→ **Aim**:
Under this line sits a listing. Repeat exactly and only its lines from the one holding "Reproduce this chart with matplotlib." through the one holding "from matplotlib.colors import to_rgb"; skip pictures.

[Records with drawing code]
>>

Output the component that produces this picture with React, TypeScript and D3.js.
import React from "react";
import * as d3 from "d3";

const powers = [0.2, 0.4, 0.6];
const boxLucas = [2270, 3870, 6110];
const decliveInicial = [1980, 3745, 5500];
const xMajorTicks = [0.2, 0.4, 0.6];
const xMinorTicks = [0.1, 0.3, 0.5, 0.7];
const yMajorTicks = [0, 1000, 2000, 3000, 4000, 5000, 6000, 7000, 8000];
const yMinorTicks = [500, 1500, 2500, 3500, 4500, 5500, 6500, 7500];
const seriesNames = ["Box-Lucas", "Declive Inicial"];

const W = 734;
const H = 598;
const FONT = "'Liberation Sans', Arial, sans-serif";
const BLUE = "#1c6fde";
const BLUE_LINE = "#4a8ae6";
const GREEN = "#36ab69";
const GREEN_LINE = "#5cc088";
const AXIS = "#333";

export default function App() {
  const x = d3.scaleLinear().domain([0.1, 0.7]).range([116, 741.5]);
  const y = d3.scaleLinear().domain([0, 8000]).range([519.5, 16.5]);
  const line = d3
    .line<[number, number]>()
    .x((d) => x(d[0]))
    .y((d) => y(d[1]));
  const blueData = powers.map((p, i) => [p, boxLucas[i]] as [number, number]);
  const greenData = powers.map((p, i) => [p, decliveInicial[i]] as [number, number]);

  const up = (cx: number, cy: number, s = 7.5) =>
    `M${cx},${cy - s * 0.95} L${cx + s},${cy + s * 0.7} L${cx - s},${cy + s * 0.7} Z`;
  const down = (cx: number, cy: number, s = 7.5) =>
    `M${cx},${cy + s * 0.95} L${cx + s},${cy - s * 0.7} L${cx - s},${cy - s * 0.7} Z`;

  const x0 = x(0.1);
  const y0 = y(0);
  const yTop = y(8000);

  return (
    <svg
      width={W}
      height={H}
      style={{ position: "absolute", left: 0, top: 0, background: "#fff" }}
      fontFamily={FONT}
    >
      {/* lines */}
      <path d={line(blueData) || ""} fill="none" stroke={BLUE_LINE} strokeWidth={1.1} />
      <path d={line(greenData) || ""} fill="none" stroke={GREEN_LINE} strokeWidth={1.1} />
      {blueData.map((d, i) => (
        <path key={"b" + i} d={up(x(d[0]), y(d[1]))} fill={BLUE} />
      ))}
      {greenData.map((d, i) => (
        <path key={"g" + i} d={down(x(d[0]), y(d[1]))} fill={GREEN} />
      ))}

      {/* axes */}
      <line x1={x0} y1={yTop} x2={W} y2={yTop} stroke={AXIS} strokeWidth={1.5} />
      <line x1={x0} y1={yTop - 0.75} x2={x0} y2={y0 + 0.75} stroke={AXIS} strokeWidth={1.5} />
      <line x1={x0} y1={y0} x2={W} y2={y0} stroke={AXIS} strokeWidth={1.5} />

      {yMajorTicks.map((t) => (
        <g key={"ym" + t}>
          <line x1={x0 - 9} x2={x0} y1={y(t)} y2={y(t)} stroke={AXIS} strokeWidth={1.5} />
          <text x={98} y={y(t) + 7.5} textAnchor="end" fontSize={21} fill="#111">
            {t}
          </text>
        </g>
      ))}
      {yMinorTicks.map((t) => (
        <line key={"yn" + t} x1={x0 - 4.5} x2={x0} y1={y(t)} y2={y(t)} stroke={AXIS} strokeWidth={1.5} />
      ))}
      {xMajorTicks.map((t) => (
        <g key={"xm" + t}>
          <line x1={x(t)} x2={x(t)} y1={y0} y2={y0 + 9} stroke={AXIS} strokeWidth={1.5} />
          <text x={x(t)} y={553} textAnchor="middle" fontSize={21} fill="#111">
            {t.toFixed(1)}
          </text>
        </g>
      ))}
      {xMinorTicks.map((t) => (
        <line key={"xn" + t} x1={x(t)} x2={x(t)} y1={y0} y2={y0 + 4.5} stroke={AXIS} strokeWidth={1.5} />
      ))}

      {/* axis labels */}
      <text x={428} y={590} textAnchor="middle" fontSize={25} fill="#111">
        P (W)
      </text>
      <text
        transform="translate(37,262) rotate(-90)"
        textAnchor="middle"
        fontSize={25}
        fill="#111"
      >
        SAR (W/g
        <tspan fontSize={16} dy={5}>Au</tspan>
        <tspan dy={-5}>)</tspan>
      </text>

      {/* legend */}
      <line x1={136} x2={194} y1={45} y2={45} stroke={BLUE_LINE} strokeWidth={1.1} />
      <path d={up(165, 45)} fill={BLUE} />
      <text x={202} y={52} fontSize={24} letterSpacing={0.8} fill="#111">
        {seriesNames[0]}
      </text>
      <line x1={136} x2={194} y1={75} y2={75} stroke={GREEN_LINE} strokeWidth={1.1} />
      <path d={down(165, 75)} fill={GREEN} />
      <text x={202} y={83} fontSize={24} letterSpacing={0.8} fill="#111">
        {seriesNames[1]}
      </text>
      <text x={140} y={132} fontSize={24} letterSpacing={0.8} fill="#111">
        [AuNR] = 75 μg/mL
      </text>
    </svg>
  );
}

<<
>>

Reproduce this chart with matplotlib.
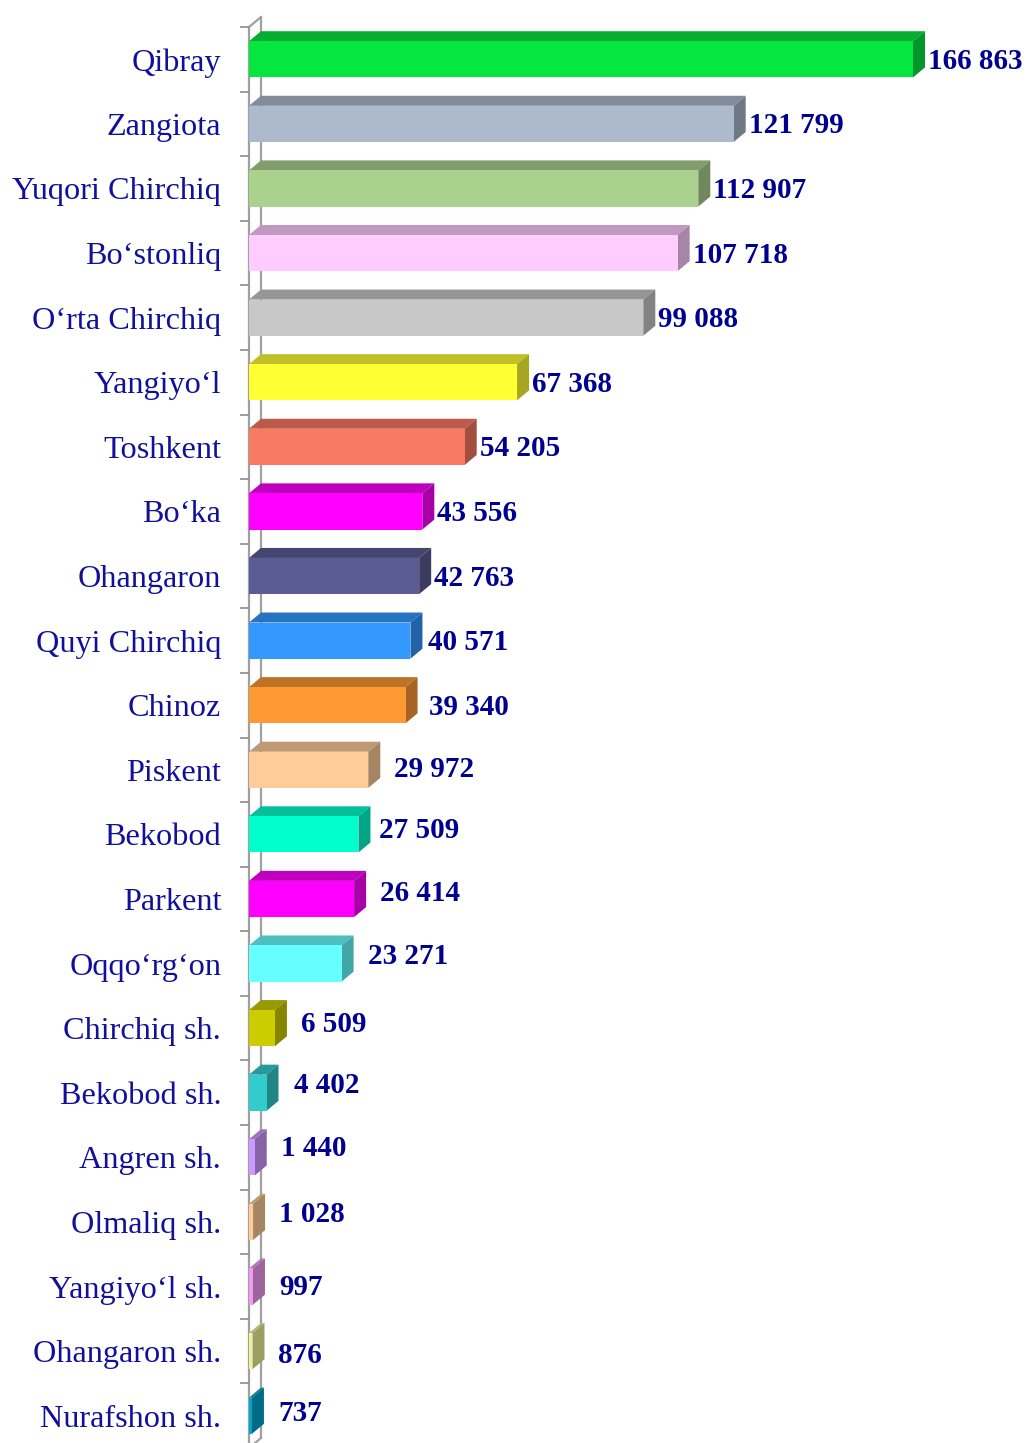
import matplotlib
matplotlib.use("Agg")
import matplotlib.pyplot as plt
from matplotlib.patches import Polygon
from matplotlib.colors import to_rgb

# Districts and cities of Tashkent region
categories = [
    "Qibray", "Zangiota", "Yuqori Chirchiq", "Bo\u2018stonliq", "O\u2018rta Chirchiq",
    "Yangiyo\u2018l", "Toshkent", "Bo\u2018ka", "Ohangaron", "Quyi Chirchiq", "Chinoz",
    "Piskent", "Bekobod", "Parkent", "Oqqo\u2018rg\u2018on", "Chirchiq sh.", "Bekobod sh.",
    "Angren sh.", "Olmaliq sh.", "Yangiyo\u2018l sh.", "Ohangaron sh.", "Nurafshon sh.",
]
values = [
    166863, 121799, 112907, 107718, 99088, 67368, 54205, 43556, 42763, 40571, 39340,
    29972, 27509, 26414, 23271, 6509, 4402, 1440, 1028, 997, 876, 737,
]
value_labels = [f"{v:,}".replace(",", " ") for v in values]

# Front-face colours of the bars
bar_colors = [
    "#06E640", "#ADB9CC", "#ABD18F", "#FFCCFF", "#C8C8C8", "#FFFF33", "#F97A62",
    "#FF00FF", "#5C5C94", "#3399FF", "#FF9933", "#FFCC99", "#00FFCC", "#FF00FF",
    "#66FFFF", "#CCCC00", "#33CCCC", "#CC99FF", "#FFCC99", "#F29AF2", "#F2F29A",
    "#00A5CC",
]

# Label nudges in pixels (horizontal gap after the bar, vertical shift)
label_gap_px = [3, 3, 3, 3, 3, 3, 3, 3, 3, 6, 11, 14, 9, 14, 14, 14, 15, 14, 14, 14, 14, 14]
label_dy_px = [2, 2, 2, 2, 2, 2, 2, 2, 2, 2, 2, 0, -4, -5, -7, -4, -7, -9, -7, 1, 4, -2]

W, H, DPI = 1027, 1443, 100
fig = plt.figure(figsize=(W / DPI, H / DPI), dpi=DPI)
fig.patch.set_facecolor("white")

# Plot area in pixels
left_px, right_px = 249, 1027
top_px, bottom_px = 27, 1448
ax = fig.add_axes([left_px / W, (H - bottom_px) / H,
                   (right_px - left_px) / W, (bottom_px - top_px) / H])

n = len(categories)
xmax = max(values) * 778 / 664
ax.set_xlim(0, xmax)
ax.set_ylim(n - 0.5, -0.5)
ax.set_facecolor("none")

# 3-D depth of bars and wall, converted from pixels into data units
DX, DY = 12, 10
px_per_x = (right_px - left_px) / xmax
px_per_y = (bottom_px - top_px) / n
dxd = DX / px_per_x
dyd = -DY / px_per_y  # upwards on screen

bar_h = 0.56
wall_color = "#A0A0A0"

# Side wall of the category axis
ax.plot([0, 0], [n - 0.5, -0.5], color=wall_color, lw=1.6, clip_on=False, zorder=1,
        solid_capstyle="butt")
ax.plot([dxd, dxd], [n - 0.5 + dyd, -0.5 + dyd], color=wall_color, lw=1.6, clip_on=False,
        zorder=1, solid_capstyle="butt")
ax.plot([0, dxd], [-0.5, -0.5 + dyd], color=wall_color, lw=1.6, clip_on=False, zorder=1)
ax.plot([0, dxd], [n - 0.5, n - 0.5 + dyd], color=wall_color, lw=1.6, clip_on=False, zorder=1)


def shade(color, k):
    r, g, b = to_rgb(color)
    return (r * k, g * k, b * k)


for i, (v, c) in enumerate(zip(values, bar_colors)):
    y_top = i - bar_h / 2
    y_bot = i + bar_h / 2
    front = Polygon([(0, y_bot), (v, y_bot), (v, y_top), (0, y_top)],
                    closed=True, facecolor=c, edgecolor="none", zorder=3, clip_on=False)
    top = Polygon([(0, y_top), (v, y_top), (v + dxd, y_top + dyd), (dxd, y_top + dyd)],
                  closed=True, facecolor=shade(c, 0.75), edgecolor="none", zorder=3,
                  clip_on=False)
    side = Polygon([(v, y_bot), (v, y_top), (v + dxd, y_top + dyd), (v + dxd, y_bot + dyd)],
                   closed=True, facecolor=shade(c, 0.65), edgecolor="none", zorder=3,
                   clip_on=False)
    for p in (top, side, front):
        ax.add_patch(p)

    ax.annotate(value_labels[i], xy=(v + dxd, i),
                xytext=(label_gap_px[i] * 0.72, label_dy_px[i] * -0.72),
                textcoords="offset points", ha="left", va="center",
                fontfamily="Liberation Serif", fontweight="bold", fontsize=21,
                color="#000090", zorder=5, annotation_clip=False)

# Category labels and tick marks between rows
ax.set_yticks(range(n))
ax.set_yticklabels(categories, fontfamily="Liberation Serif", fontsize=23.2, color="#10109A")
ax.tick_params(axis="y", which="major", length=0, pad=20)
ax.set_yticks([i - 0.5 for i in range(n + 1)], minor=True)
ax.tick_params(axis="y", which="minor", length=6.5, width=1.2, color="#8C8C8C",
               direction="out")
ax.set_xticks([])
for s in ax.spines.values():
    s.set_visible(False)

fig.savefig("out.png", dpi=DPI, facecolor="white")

<<

→ **Output for this task**:
Reproduce this chart with matplotlib.
import matplotlib
matplotlib.use("Agg")
import matplotlib.pyplot as plt
from matplotlib.patches import Polygon
from matplotlib.colors import to_rgb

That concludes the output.